Stated goal:
Find each line with the word "script" and state how many there are, nothing more.

Material for this task:
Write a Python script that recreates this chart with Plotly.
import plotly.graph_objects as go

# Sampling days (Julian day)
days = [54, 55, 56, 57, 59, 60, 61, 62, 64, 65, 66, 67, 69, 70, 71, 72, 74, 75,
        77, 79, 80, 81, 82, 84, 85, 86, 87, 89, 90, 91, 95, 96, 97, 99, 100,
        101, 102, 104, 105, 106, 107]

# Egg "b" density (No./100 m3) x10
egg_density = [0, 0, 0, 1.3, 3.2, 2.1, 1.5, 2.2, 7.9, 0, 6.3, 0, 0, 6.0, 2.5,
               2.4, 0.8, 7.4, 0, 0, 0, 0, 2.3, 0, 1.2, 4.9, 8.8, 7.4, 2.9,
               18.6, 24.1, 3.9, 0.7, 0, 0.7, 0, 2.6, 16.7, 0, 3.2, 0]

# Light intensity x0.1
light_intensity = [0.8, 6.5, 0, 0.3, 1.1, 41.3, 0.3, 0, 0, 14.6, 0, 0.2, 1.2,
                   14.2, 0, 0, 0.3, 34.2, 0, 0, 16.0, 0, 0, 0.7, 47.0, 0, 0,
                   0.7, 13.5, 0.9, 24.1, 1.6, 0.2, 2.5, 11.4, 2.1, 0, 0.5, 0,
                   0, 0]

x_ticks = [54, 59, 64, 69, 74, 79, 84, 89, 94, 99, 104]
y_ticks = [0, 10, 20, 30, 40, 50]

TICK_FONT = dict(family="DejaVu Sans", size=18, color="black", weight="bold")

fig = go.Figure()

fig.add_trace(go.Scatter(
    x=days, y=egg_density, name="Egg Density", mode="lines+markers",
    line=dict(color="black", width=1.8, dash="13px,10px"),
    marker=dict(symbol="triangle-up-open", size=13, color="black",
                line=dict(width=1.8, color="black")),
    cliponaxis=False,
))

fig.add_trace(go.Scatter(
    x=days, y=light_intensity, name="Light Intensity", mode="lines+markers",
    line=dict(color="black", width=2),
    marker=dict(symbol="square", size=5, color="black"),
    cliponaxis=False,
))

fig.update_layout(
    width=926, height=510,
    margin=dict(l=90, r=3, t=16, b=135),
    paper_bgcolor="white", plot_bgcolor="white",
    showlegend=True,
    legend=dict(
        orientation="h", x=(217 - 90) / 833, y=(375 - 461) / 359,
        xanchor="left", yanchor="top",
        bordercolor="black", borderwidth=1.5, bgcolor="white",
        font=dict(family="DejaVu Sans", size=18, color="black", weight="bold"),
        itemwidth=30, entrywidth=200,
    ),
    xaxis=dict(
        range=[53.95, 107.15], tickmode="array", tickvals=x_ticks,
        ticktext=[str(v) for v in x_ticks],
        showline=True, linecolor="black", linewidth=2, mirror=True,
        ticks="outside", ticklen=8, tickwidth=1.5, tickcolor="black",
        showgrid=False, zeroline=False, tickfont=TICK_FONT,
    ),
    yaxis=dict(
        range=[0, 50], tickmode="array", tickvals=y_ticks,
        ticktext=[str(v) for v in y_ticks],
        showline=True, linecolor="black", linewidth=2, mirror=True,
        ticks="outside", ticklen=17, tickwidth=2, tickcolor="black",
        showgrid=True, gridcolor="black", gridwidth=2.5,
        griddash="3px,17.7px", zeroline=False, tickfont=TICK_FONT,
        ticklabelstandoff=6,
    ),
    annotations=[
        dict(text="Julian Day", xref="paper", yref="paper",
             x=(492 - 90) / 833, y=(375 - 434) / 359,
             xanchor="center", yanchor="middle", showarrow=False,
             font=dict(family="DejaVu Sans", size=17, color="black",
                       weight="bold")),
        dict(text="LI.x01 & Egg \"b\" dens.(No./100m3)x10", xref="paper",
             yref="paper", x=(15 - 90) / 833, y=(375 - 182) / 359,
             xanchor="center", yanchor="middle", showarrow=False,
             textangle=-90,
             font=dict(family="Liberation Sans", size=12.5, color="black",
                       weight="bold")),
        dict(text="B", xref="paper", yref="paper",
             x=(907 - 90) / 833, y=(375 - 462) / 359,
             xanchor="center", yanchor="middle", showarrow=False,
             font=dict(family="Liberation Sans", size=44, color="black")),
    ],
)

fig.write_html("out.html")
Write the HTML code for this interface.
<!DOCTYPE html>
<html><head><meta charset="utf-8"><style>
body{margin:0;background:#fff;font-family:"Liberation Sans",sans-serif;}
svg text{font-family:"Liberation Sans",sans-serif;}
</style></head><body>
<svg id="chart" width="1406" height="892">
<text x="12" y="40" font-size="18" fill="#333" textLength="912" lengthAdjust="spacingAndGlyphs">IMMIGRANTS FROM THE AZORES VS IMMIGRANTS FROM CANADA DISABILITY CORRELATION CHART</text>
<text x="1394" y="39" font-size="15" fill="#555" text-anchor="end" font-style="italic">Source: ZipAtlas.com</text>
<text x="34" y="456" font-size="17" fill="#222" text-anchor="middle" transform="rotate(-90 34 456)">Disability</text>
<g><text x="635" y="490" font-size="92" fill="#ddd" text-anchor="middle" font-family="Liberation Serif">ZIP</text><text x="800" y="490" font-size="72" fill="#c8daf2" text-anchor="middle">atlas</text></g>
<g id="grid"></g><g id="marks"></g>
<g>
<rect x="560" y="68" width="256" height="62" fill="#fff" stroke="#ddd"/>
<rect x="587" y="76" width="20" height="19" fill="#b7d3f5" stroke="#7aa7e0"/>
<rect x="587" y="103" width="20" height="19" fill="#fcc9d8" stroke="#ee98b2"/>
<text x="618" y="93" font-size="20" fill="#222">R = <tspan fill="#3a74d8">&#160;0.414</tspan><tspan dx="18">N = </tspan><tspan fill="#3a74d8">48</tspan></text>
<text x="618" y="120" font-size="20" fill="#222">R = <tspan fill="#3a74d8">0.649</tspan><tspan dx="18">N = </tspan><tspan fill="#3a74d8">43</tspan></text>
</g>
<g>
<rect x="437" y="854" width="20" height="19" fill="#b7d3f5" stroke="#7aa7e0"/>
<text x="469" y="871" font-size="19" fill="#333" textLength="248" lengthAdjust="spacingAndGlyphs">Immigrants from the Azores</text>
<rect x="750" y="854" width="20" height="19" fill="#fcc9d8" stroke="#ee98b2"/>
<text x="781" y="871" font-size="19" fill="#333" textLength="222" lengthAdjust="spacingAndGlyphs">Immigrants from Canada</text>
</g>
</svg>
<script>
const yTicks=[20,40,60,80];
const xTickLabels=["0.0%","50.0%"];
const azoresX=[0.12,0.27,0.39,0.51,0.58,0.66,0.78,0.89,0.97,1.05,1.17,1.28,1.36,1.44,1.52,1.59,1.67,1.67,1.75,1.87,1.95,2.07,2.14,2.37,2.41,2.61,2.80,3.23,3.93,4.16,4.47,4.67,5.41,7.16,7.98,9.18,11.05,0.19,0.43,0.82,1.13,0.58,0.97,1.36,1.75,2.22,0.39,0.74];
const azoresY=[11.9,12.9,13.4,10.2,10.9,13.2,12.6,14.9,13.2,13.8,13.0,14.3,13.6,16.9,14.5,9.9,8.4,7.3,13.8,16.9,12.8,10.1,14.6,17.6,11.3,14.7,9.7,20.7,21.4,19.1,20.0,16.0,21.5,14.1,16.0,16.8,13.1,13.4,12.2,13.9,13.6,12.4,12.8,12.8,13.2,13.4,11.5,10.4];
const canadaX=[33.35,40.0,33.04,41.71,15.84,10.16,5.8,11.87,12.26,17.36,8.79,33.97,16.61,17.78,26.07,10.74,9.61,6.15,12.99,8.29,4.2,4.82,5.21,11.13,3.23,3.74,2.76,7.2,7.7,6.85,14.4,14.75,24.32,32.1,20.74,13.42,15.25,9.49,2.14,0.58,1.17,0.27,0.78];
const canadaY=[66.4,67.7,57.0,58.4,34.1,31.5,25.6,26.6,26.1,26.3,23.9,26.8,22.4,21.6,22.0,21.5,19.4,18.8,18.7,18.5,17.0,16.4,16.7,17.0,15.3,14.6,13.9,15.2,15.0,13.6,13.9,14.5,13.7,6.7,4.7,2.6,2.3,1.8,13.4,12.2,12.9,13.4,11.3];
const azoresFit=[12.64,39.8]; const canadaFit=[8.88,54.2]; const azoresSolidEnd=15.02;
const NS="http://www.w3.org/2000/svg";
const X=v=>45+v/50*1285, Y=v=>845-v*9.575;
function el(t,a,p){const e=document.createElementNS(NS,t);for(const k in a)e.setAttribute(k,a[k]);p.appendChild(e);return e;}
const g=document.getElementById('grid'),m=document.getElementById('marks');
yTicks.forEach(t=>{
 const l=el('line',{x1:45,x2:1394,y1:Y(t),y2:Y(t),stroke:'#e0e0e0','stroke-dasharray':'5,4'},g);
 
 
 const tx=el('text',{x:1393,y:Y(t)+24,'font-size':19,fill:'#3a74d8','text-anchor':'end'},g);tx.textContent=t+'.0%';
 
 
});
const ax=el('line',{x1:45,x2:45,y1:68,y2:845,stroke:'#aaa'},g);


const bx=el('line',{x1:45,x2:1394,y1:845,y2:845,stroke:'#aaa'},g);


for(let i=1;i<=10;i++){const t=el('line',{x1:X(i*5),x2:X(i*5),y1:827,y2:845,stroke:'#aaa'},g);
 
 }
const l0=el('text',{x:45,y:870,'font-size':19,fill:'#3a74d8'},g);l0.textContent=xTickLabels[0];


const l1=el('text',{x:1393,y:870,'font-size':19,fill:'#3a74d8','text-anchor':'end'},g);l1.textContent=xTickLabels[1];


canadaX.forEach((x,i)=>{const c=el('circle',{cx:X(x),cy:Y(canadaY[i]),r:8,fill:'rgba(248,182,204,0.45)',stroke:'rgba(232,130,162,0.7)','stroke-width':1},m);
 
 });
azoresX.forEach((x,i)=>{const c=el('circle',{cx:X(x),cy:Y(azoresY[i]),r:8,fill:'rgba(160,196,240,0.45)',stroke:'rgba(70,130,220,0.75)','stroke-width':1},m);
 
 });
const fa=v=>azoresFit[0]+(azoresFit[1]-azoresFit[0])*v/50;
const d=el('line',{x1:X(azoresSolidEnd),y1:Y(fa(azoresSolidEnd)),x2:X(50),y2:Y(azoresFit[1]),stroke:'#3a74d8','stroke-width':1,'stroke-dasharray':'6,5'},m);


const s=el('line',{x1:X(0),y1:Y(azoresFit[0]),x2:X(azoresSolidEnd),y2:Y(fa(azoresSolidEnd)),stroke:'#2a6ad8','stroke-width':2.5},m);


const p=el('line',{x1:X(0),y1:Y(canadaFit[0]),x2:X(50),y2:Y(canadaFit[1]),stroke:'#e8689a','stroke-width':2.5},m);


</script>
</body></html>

Task response:
3